- _What is required_
Word for word, quote all of the material, omitting the pictures.

- _Data provided_

--

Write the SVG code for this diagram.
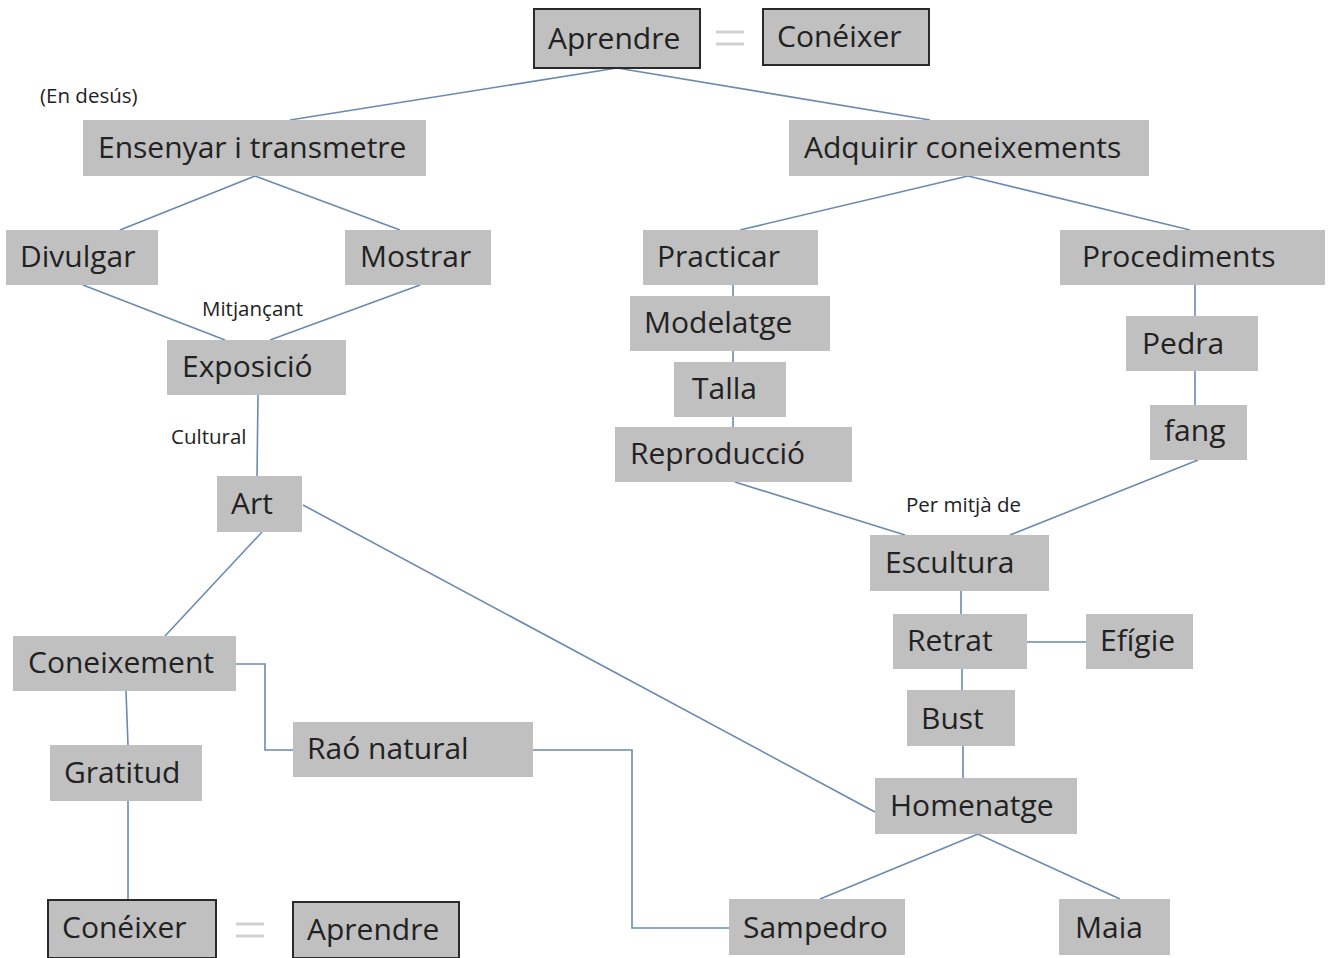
<svg xmlns="http://www.w3.org/2000/svg" width="1329" height="958" viewBox="0 0 1329 958">
<style>
.b{fill:#c0c0c0}
.k{fill:#c0c0c0;stroke:#2a2a2a;stroke-width:2}
.t{font-family:"Open Sans","Noto Sans",sans-serif;font-size:30px;fill:#222}
.s{font-family:"Open Sans","Noto Sans",sans-serif;font-size:20.5px;fill:#222}
.eq{stroke:#d0d0d0;stroke-width:3}
#connectors path,#connectors line{stroke:#6a8ab0;stroke-width:1.6;fill:none}
</style>
<rect width="1329" height="958" fill="#fff"/>
<g id="connectors">
<line x1="617" y1="68" x2="290" y2="120"/>
<line x1="617" y1="68" x2="930" y2="120"/>
<line x1="255" y1="176" x2="120" y2="230"/>
<line x1="255" y1="176" x2="400" y2="230"/>
<line x1="83" y1="285" x2="225" y2="340"/>
<line x1="420" y1="285" x2="270" y2="340"/>
<line x1="258" y1="395" x2="257" y2="476"/>
<line x1="262" y1="532" x2="165" y2="636"/>
<line x1="303" y1="505" x2="875" y2="812"/>
<path d="M236 664H265V750H293"/>
<line x1="126" y1="691" x2="128" y2="745"/>
<line x1="128" y1="801" x2="128" y2="900"/>
<path d="M533 750H632V928H729"/>
<line x1="968" y1="176" x2="740" y2="230"/>
<line x1="968" y1="176" x2="1190" y2="230"/>
<line x1="733" y1="285" x2="733" y2="296"/>
<line x1="733" y1="351" x2="733" y2="362"/>
<line x1="733" y1="417" x2="733" y2="427"/>
<line x1="1195" y1="285" x2="1195" y2="316"/>
<line x1="1195" y1="371" x2="1195" y2="405"/>
<line x1="735" y1="482" x2="905" y2="535"/>
<line x1="1198" y1="460" x2="1010" y2="535"/>
<line x1="961" y1="591" x2="961" y2="614"/>
<line x1="1027" y1="642" x2="1086" y2="642"/>
<line x1="962" y1="669" x2="962" y2="690"/>
<line x1="963" y1="746" x2="963" y2="778"/>
<line x1="978" y1="834" x2="820" y2="899"/>
<line x1="978" y1="834" x2="1120" y2="899"/>
</g>
<g id="eq-top"><line class="eq" x1="716" y1="32" x2="744" y2="32"/><line class="eq" x1="716" y1="44" x2="744" y2="44"/></g>
<g id="eq-bottom"><line class="eq" x1="236" y1="924" x2="264" y2="924"/><line class="eq" x1="236" y1="936" x2="264" y2="936"/></g>
<g id="n-aprendre-top"><rect class="k" x="534" y="9" width="166" height="59"/><text class="t" x="548" y="49">Aprendre</text></g>
<g id="n-coneixer-top"><rect class="k" x="763" y="9" width="166" height="56"/><text class="t" x="777" y="47">Conéixer</text></g>
<g id="l-endesus"><text class="s" x="40" y="103">(En desús)</text></g>
<g id="n-ensenyar"><rect class="b" x="83" y="120" width="343" height="56"/><text class="t" x="98" y="158">Ensenyar i transmetre</text></g>
<g id="n-adquirir"><rect class="b" x="789" y="120" width="360" height="56"/><text class="t" x="804" y="158">Adquirir coneixements</text></g>
<g id="n-divulgar"><rect class="b" x="6" y="230" width="152" height="55"/><text class="t" x="20" y="267">Divulgar</text></g>
<g id="n-mostrar"><rect class="b" x="345" y="230" width="146" height="55"/><text class="t" x="360" y="267">Mostrar</text></g>
<g id="l-mitjancant"><text class="s" x="202" y="316">Mitjançant</text></g>
<g id="n-exposicio"><rect class="b" x="167" y="340" width="179" height="55"/><text class="t" x="182" y="377">Exposició</text></g>
<g id="l-cultural"><text class="s" x="171" y="444">Cultural</text></g>
<g id="n-art"><rect class="b" x="217" y="476" width="85" height="56"/><text class="t" x="231" y="514">Art</text></g>
<g id="n-coneixement"><rect class="b" x="13" y="636" width="223" height="55"/><text class="t" x="28" y="673">Coneixement</text></g>
<g id="n-gratitud"><rect class="b" x="50" y="745" width="152" height="56"/><text class="t" x="64" y="783">Gratitud</text></g>
<g id="n-rao"><rect class="b" x="293" y="722" width="240" height="55"/><text class="t" x="307" y="759">Raó natural</text></g>
<g id="n-coneixer-bottom"><rect class="k" x="48" y="900" width="168" height="58"/><text class="t" x="62" y="938">Conéixer</text></g>
<g id="n-aprendre-bottom"><rect class="k" x="293" y="902" width="166" height="56"/><text class="t" x="307" y="940">Aprendre</text></g>
<g id="n-practicar"><rect class="b" x="643" y="230" width="175" height="55"/><text class="t" x="657" y="267">Practicar</text></g>
<g id="n-modelatge"><rect class="b" x="630" y="296" width="200" height="55"/><text class="t" x="644" y="333">Modelatge</text></g>
<g id="n-talla"><rect class="b" x="674" y="362" width="112" height="55"/><text class="t" x="692" y="399">Talla</text></g>
<g id="n-reproduccio"><rect class="b" x="615" y="427" width="237" height="55"/><text class="t" x="630" y="464">Reproducció</text></g>
<g id="n-procediments"><rect class="b" x="1060" y="230" width="265" height="55"/><text class="t" x="1082" y="267">Procediments</text></g>
<g id="n-pedra"><rect class="b" x="1126" y="316" width="132" height="55"/><text class="t" x="1142" y="354">Pedra</text></g>
<g id="n-fang"><rect class="b" x="1150" y="405" width="97" height="55"/><text class="t" x="1164" y="441">fang</text></g>
<g id="l-permitja"><text class="s" x="906" y="512">Per mitjà de</text></g>
<g id="n-escultura"><rect class="b" x="870" y="535" width="179" height="56"/><text class="t" x="885" y="573">Escultura</text></g>
<g id="n-retrat"><rect class="b" x="893" y="614" width="134" height="55"/><text class="t" x="907" y="651">Retrat</text></g>
<g id="n-efigie"><rect class="b" x="1086" y="614" width="107" height="55"/><text class="t" x="1100" y="651">Efígie</text></g>
<g id="n-bust"><rect class="b" x="907" y="690" width="108" height="56"/><text class="t" x="921" y="729">Bust</text></g>
<g id="n-homenatge"><rect class="b" x="875" y="778" width="202" height="56"/><text class="t" x="890" y="816">Homenatge</text></g>
<g id="n-sampedro"><rect class="b" x="729" y="899" width="176" height="56"/><text class="t" x="743" y="938">Sampedro</text></g>
<g id="n-maia"><rect class="b" x="1059" y="899" width="111" height="56"/><text class="t" x="1075" y="938">Maia</text></g>
</svg>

--

- _Written answer_
Write the SVG code for this diagram.
<svg xmlns="http://www.w3.org/2000/svg" width="1329" height="958" viewBox="0 0 1329 958">
<style>
.b{fill:#c0c0c0}
.k{fill:#c0c0c0;stroke:#2a2a2a;stroke-width:2}
.t{font-family:"Open Sans","Noto Sans",sans-serif;font-size:30px;fill:#222}
.s{font-family:"Open Sans","Noto Sans",sans-serif;font-size:20.5px;fill:#222}
.eq{stroke:#d0d0d0;stroke-width:3}
#connectors path,#connectors line{stroke:#6a8ab0;stroke-width:1.6;fill:none}
</style>
<rect width="1329" height="958" fill="#fff"/>
<g id="connectors">
<line x1="617" y1="68" x2="290" y2="120"/>
<line x1="617" y1="68" x2="930" y2="120"/>
<line x1="255" y1="176" x2="120" y2="230"/>
<line x1="255" y1="176" x2="400" y2="230"/>
<line x1="83" y1="285" x2="225" y2="340"/>
<line x1="420" y1="285" x2="270" y2="340"/>
<line x1="258" y1="395" x2="257" y2="476"/>
<line x1="262" y1="532" x2="165" y2="636"/>
<line x1="303" y1="505" x2="875" y2="812"/>
<path d="M236 664H265V750H293"/>
<line x1="126" y1="691" x2="128" y2="745"/>
<line x1="128" y1="801" x2="128" y2="900"/>
<path d="M533 750H632V928H729"/>
<line x1="968" y1="176" x2="740" y2="230"/>
<line x1="968" y1="176" x2="1190" y2="230"/>
<line x1="733" y1="285" x2="733" y2="296"/>
<line x1="733" y1="351" x2="733" y2="362"/>
<line x1="733" y1="417" x2="733" y2="427"/>
<line x1="1195" y1="285" x2="1195" y2="316"/>
<line x1="1195" y1="371" x2="1195" y2="405"/>
<line x1="735" y1="482" x2="905" y2="535"/>
<line x1="1198" y1="460" x2="1010" y2="535"/>
<line x1="961" y1="591" x2="961" y2="614"/>
<line x1="1027" y1="642" x2="1086" y2="642"/>
<line x1="962" y1="669" x2="962" y2="690"/>
<line x1="963" y1="746" x2="963" y2="778"/>
<line x1="978" y1="834" x2="820" y2="899"/>
<line x1="978" y1="834" x2="1120" y2="899"/>
</g>
<g id="eq-top"><line class="eq" x1="716" y1="32" x2="744" y2="32"/><line class="eq" x1="716" y1="44" x2="744" y2="44"/></g>
<g id="eq-bottom"><line class="eq" x1="236" y1="924" x2="264" y2="924"/><line class="eq" x1="236" y1="936" x2="264" y2="936"/></g>
<g id="n-aprendre-top"><rect class="k" x="534" y="9" width="166" height="59"/><text class="t" x="548" y="49">Aprendre</text></g>
<g id="n-coneixer-top"><rect class="k" x="763" y="9" width="166" height="56"/><text class="t" x="777" y="47">Conéixer</text></g>
<g id="l-endesus"><text class="s" x="40" y="103">(En desús)</text></g>
<g id="n-ensenyar"><rect class="b" x="83" y="120" width="343" height="56"/><text class="t" x="98" y="158">Ensenyar i transmetre</text></g>
<g id="n-adquirir"><rect class="b" x="789" y="120" width="360" height="56"/><text class="t" x="804" y="158">Adquirir coneixements</text></g>
<g id="n-divulgar"><rect class="b" x="6" y="230" width="152" height="55"/><text class="t" x="20" y="267">Divulgar</text></g>
<g id="n-mostrar"><rect class="b" x="345" y="230" width="146" height="55"/><text class="t" x="360" y="267">Mostrar</text></g>
<g id="l-mitjancant"><text class="s" x="202" y="316">Mitjançant</text></g>
<g id="n-exposicio"><rect class="b" x="167" y="340" width="179" height="55"/><text class="t" x="182" y="377">Exposició</text></g>
<g id="l-cultural"><text class="s" x="171" y="444">Cultural</text></g>
<g id="n-art"><rect class="b" x="217" y="476" width="85" height="56"/><text class="t" x="231" y="514">Art</text></g>
<g id="n-coneixement"><rect class="b" x="13" y="636" width="223" height="55"/><text class="t" x="28" y="673">Coneixement</text></g>
<g id="n-gratitud"><rect class="b" x="50" y="745" width="152" height="56"/><text class="t" x="64" y="783">Gratitud</text></g>
<g id="n-rao"><rect class="b" x="293" y="722" width="240" height="55"/><text class="t" x="307" y="759">Raó natural</text></g>
<g id="n-coneixer-bottom"><rect class="k" x="48" y="900" width="168" height="58"/><text class="t" x="62" y="938">Conéixer</text></g>
<g id="n-aprendre-bottom"><rect class="k" x="293" y="902" width="166" height="56"/><text class="t" x="307" y="940">Aprendre</text></g>
<g id="n-practicar"><rect class="b" x="643" y="230" width="175" height="55"/><text class="t" x="657" y="267">Practicar</text></g>
<g id="n-modelatge"><rect class="b" x="630" y="296" width="200" height="55"/><text class="t" x="644" y="333">Modelatge</text></g>
<g id="n-talla"><rect class="b" x="674" y="362" width="112" height="55"/><text class="t" x="692" y="399">Talla</text></g>
<g id="n-reproduccio"><rect class="b" x="615" y="427" width="237" height="55"/><text class="t" x="630" y="464">Reproducció</text></g>
<g id="n-procediments"><rect class="b" x="1060" y="230" width="265" height="55"/><text class="t" x="1082" y="267">Procediments</text></g>
<g id="n-pedra"><rect class="b" x="1126" y="316" width="132" height="55"/><text class="t" x="1142" y="354">Pedra</text></g>
<g id="n-fang"><rect class="b" x="1150" y="405" width="97" height="55"/><text class="t" x="1164" y="441">fang</text></g>
<g id="l-permitja"><text class="s" x="906" y="512">Per mitjà de</text></g>
<g id="n-escultura"><rect class="b" x="870" y="535" width="179" height="56"/><text class="t" x="885" y="573">Escultura</text></g>
<g id="n-retrat"><rect class="b" x="893" y="614" width="134" height="55"/><text class="t" x="907" y="651">Retrat</text></g>
<g id="n-efigie"><rect class="b" x="1086" y="614" width="107" height="55"/><text class="t" x="1100" y="651">Efígie</text></g>
<g id="n-bust"><rect class="b" x="907" y="690" width="108" height="56"/><text class="t" x="921" y="729">Bust</text></g>
<g id="n-homenatge"><rect class="b" x="875" y="778" width="202" height="56"/><text class="t" x="890" y="816">Homenatge</text></g>
<g id="n-sampedro"><rect class="b" x="729" y="899" width="176" height="56"/><text class="t" x="743" y="938">Sampedro</text></g>
<g id="n-maia"><rect class="b" x="1059" y="899" width="111" height="56"/><text class="t" x="1075" y="938">Maia</text></g>
</svg>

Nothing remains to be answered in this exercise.